Patient Shares Gift of Music on Hospital Floor

Tim Lenihan
Tim Lenihan plays and sings for patients on the seventh floor of John Dempsey Hospital, where he himself used to be a patient.

It isn’t every day that live music plays on the seventh floor of the UConn Health Center’s John Dempsey Hospital.

But when nurse manager Dawn Tranter heard it one day last spring, she recognized the sound right away.

“I just knew his voice and his guitar playing,” Tranter says. ‘It’s just something that resonated so much with all of us, all the staff here, that I just knew it was him when I walked onto the floor.”

“He” is Tim Lenihan, who had two stints in the hospital early last year following surgeries to repair severe leg injuries. Toward the end of his second stay, in February 2012, his wife brought in his guitar.

“One day we heard music coming from that side of the unit, and we walked by, and he was playing his guitar,” Tranter says. “He has a beautiful singing voice. He started singing, then it just sort of became infectious.”

“Initially I played from my room as I was unable to move around, but the circle floor layout allowed other patients to hear me from my room,” Lenihan says. “They started to make requests that the staff would relay to me. It was nice to know that I was putting a smile on someone’s face who was dealing with their own medical issues.”

Tranter recalls, “We had another patient, who was a couple doors down, who wasn’t well at all, and she asked if he could play her a song.
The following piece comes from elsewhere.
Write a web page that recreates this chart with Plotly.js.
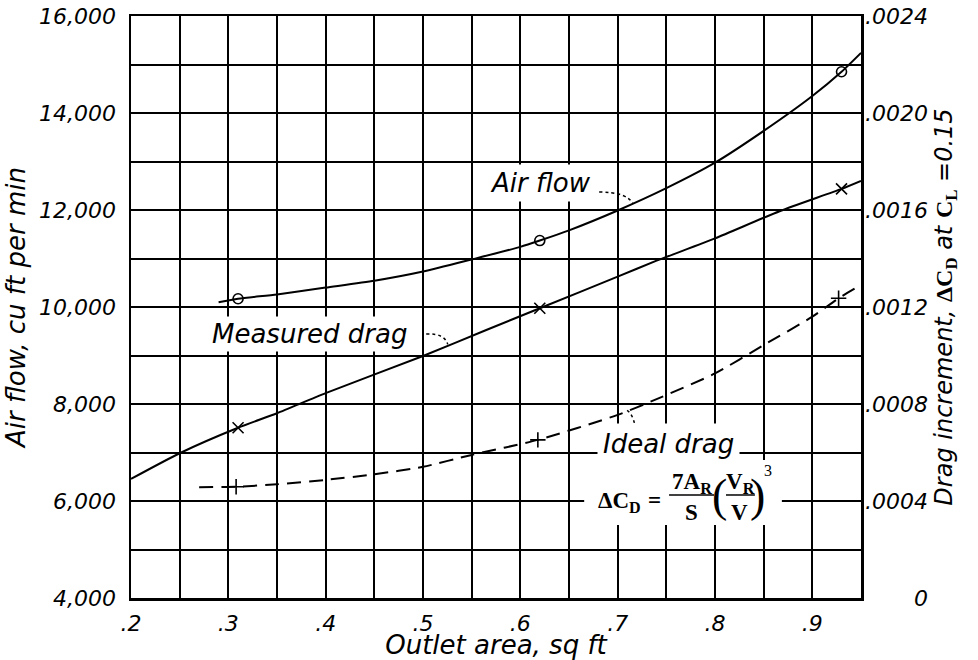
<!DOCTYPE html>
<html><head><meta charset="utf-8">
<script src="https://cdn.plot.ly/plotly-3.0.1.min.js"></script>
<style>body{margin:0;background:#fff}#chart{width:978px;height:660px}</style>
</head><body><div id="chart"></div>
<script>
// ---- data ----
const xTickVals = [0.2, 0.3, 0.4, 0.5, 0.6, 0.7, 0.8, 0.9];
const xTickText = ['.2', '.3', '.4', '.5', '.6', '.7', '.8', '.9'];
const yTickVals = [4000, 6000, 8000, 10000, 12000, 14000, 16000];
const yTickText = ['4,000', '6,000', '8,000', '10,000', '12,000', '14,000', '16,000'];
const y2TickVals = [0, 0.0004, 0.0008, 0.0012, 0.0016, 0.0020, 0.0024];
const y2TickText = ['\u2008\u2007\u2007\u20070', '.0004', '.0008', '.0012', '.0016', '.0020', '.0024'];

// Air flow (left axis, cu ft per min)
const airCurveX = [0.29, 0.31, 0.35, 0.40, 0.45, 0.50, 0.55, 0.60, 0.62, 0.65, 0.70, 0.75, 0.80, 0.85, 0.90, 0.93, 0.95];
const airCurveY = [10100, 10170, 10260, 10400, 10540, 10730, 10980, 11240, 11370, 11580, 11990, 12450, 12975, 13630, 14350, 14850, 15240];
const airPtsX = [0.31, 0.62, 0.93];
const airPtsY = [10170, 11370, 14850];

// Measured drag (right axis, delta CD)
const measCurveX = [0.20, 0.25, 0.31, 0.35, 0.40, 0.50, 0.565, 0.62, 0.70, 0.74, 0.80, 0.867, 0.93, 0.95];
const measCurveY = [0.000491, 0.000597, 0.000702, 0.000762, 0.000845, 0.000998, 0.001105, 0.001195, 0.001325, 0.001391, 0.001483, 0.001596, 0.001687, 0.001720];
const measPtsX = [0.31, 0.62, 0.93];
const measPtsY = [0.000702, 0.001195, 0.001687];

// Ideal drag (right axis, delta CD)
const idealCurveX = [0.27, 0.31, 0.35, 0.40, 0.45, 0.50, 0.55, 0.618, 0.70, 0.74, 0.80, 0.85, 0.90, 0.927, 0.95];
const idealCurveY = [0.000457, 0.000459, 0.000469, 0.000487, 0.00051, 0.000541, 0.00059, 0.000652, 0.000755, 0.00082, 0.000926, 0.001043, 0.00116, 0.001236, 0.001291];
const idealPtsX = [0.308, 0.618, 0.927];
const idealPtsY = [0.000459, 0.000652, 0.001236];

// ---- styling ----
const FONT = 'DejaVu Sans';
const SERIF = 'Liberation Serif';
const INK = '#000';
const NB = '\u00A0';

const traces = [
  {x: airCurveX, y: airCurveY, mode: 'lines', line: {color: INK, width: 2, shape: 'spline', smoothing: 0.6}, yaxis: 'y', hoverinfo: 'skip', showlegend: false},
  {x: airPtsX, y: airPtsY, mode: 'markers', marker: {symbol: 'circle-open', size: 10, color: INK, line: {width: 1.6, color: INK}}, yaxis: 'y', showlegend: false},
  {x: measCurveX, y: measCurveY, mode: 'lines', line: {color: INK, width: 2, shape: 'spline', smoothing: 0.6}, yaxis: 'y2', hoverinfo: 'skip', showlegend: false},
  {x: measPtsX, y: measPtsY, mode: 'markers', marker: {symbol: 'x-thin-open', size: 11, color: INK, line: {width: 1.6, color: INK}}, yaxis: 'y2', showlegend: false},
  {x: idealCurveX, y: idealCurveY, mode: 'lines', line: {color: INK, width: 2, dash: '14px,8px', shape: 'spline', smoothing: 0.6}, yaxis: 'y2', hoverinfo: 'skip', showlegend: false},
  {x: idealPtsX, y: idealPtsY, mode: 'markers', marker: {symbol: 'cross-thin-open', size: 11, color: INK, line: {width: 1.6, color: INK}}, yaxis: 'y2', showlegend: false}
];

const txt = {family: FONT, size: 26, color: INK, style: 'italic'};
const frm = {family: SERIF, size: 23, color: INK, weight: 'bold', style: 'normal'};
const par = {family: SERIF, size: 46, color: INK, weight: 'normal', style: 'normal'};

const annotations = [
  {x: 0.6205, y: 12557, xref: 'x', yref: 'y', text: 'Air flow', showarrow: false, font: txt, bgcolor: '#fff', borderpad: 3},
  {x: 0.3836, y: 9443, xref: 'x', yref: 'y', text: 'Measured drag', showarrow: false, font: txt, bgcolor: '#fff', borderpad: 2},
  {x: 0.7518, y: 7170, xref: 'x', yref: 'y', text: 'Ideal drag', showarrow: false, font: txt, bgcolor: '#fff', borderpad: 5},
  // formula  dC_D = 7A_R/S (V_R/V)^3
  {x: 0.7015, y: 5979, xref: 'x', yref: 'y', text: '\u0394C<sub>D</sub>', showarrow: false, font: frm},
  {x: 0.7380, y: 6010, xref: 'x', yref: 'y', text: '=', showarrow: false, font: frm},
  {x: 0.7760, y: 6380, xref: 'x', yref: 'y', text: '7A<sub>R</sub>', showarrow: false, font: frm},
  {x: 0.7760, y: 5773, xref: 'x', yref: 'y', text: 'S', showarrow: false, font: frm},
  {x: 0.8051, y: 6110, xref: 'x', yref: 'y', text: '(', showarrow: false, font: par},
  {x: 0.8262, y: 6380, xref: 'x', yref: 'y', text: 'V<sub>R</sub>', showarrow: false, font: frm},
  {x: 0.8252, y: 5773, xref: 'x', yref: 'y', text: 'V', showarrow: false, font: frm},
  {x: 0.8441, y: 6110, xref: 'x', yref: 'y', text: ')', showarrow: false, font: par},
  {x: 0.8545, y: 6620, xref: 'x', yref: 'y', text: '3', showarrow: false, font: {family: SERIF, size: 16, color: INK, style: 'normal'}}
];

const shapes = [
  // white patch behind the formula (breaks the grid as in the original)
  {type: 'rect', xref: 'x', yref: 'y', x0: 0.6656, x1: 0.8687, y0: 5505, y1: 6845, fillcolor: '#fff', line: {width: 0}, layer: 'between'},
  // fraction bars
  {type: 'line', xref: 'x', yref: 'y', x0: 0.7528, x1: 0.799, y0: 6124, y1: 6124, line: {color: INK, width: 1.5}},
  {type: 'line', xref: 'x', yref: 'y', x0: 0.8113, x1: 0.841, y0: 6124, y1: 6124, line: {color: INK, width: 1.5}},
  // dotted leaders
  {type: 'path', xref: 'x', yref: 'y', path: 'M0.681,12371 Q0.7097,12371 0.7159,12124', line: {color: INK, width: 1.5, dash: 'dot'}},
  {type: 'path', xref: 'x', yref: 'y', path: 'M0.5033,9443 Q0.522,9464 0.5254,9230', line: {color: INK, width: 1.5, dash: 'dot'}},
  {type: 'path', xref: 'x', yref: 'y', path: 'M0.7097,7870 Q0.718,7752 0.719,7330', line: {color: INK, width: 1.5, dash: 'dot'}}
];

const layout = {
  width: 978, height: 660,
  margin: {l: 131, r: 117, t: 16, b: 62},
  paper_bgcolor: '#fff', plot_bgcolor: '#fff',
  font: {family: FONT, color: INK, size: 22, style: 'italic'},
  showlegend: false,
  xaxis: {
    range: [0.2, 0.95], tickmode: 'array', tickvals: xTickVals, ticktext: xTickText,
    showgrid: true, gridcolor: INK, gridwidth: 2,
    minor: {dtick: 0.05, tick0: 0.2, showgrid: true, gridcolor: INK, gridwidth: 2},
    showline: true, linecolor: INK, linewidth: 2.5, mirror: true, zeroline: false,
    ticks: '', ticklabelstandoff: 4,
    tickfont: {family: FONT, size: 22, style: 'italic'},
    title: {text: 'Outlet area, sq ft' + NB.repeat(7), font: {family: FONT, size: 26, style: 'italic'}, standoff: 0}
  },
  yaxis: {
    range: [4000, 16000], tickmode: 'array', tickvals: yTickVals, ticktext: yTickText,
    showgrid: true, gridcolor: INK, gridwidth: 2,
    minor: {dtick: 1000, tick0: 4000, showgrid: true, gridcolor: INK, gridwidth: 2},
    showline: true, linecolor: INK, linewidth: 2.5, mirror: true, zeroline: false,
    ticks: '', ticklabelstandoff: 8,
    tickfont: {family: FONT, size: 22, style: 'italic'},
    title: {text: NB.repeat(5) + 'Air flow, cu ft per min', font: {family: FONT, size: 26, style: 'italic'}, standoff: 6}
  },
  yaxis2: {
    range: [0, 0.0024], overlaying: 'y', side: 'right', tickmode: 'array', tickvals: y2TickVals, ticktext: y2TickText,
    showgrid: false, zeroline: false, showline: false, ticks: '', ticklabelstandoff: 3,
    tickfont: {family: FONT, size: 22, style: 'italic'},
    title: {text: NB.repeat(6) + 'Drag increment, <span style="font-family:Liberation Serif;font-weight:bold;font-style:normal">\u0394C<sub>D</sub></span> at <span style="font-family:Liberation Serif;font-weight:bold;font-style:normal">C<sub>L</sub></span> =0.15',
            font: {family: FONT, size: 24, style: 'italic'}, standoff: 8}
  },
  annotations: annotations,
  shapes: shapes
};

Plotly.newPlot('chart', traces, layout, {staticPlot: true, displayModeBar: false});
</script></body></html>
So he’s playing and singing in his room, and we’re standing outside her door, she can hear it, and she’s singing in her room. And this was a patient who was very sick. She was with us for a couple of weeks. It was a tear jerker.”

When he was well enough to sit in a wheelchair with his leg propped, Lenihan wheeled himself around the floor and offered to play at other patients’ doorways.
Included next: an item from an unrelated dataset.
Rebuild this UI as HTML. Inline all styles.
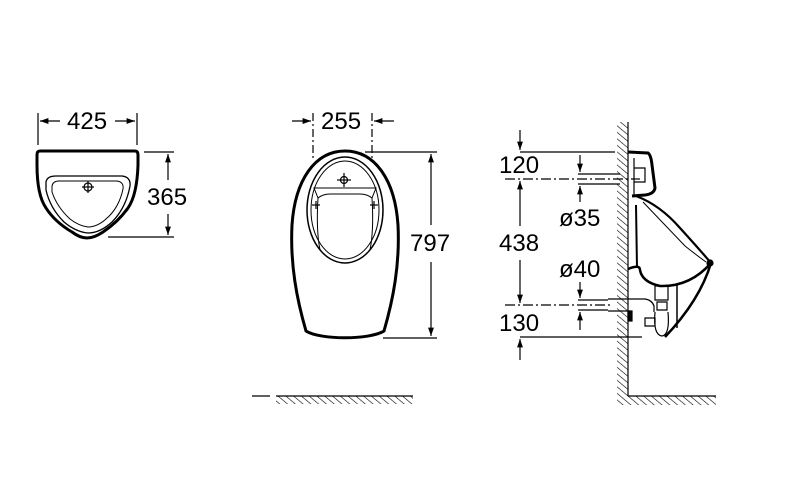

“It was really something. It was so cool,” Tranter says. “It was kind of like what you would see in a movie. When he was in his room he was playing loud enough for somebody to hear two doors down. And when he could, it was his idea to get into a wheelchair and get out to the rooms where people could hear him.”

Tim Lenihan
Tim Lenihan plays and sings for patients on the seventh floor of John Dempsey Hospital, where he himself used to be a patient. (Frank Barton/UConn Health Center Photo)

A compression fracture of his right leg, including several bone breaks and a shattered tibia plateau, is what sent Lenihan to the UConn Health Center. It could have sent him to any number of places for his care; he was injured in a skiing accident at the Sunday River Resort in Newry, Maine.

Despite having the option of getting treatment locally, he chose to return to Connecticut. He had a friend drive him back home in his car that night, and insisted on going to the UConn Health Center for his care.

“I felt the doctors here had more experience with this difficult injury,” Lenihan says. “I selected UConn as I know they are a teaching hospital and had a great reputation. My mother-in-law had very successful bypass surgery there.”

He would undergo his first surgery the following day. Nearly 14 months would pass between the first time he played his guitar in the hospital and that day last April where he and his guitar showed up unannounced.

“I had wanted to stop back for some time but was unable to drive for many months,” Lenihan says.

“We didn’t know if we would see him again,” Tranter says.

When he finally did make it back, it turned out to be an emotional visit.

“I played for an older lady who was dying and was surrounded by her loving daughters,” Lenihan says. “They asked me to play ‘You Are My Sunshine,’ a song their father always sang to their mother. I knew some of the words but the daughters jumped right in and all sang for their mother. It was a very touching moment.”

“He’s just very connected, and cares about other people who might have been in his situation,” Tranter says.

Lenihan, who says he often plays his guitar for donations to fight cystic fibrosis, says what motivates him to play for others is “knowing that for a brief moment they forget their troubles and enjoy a break from their current struggles.”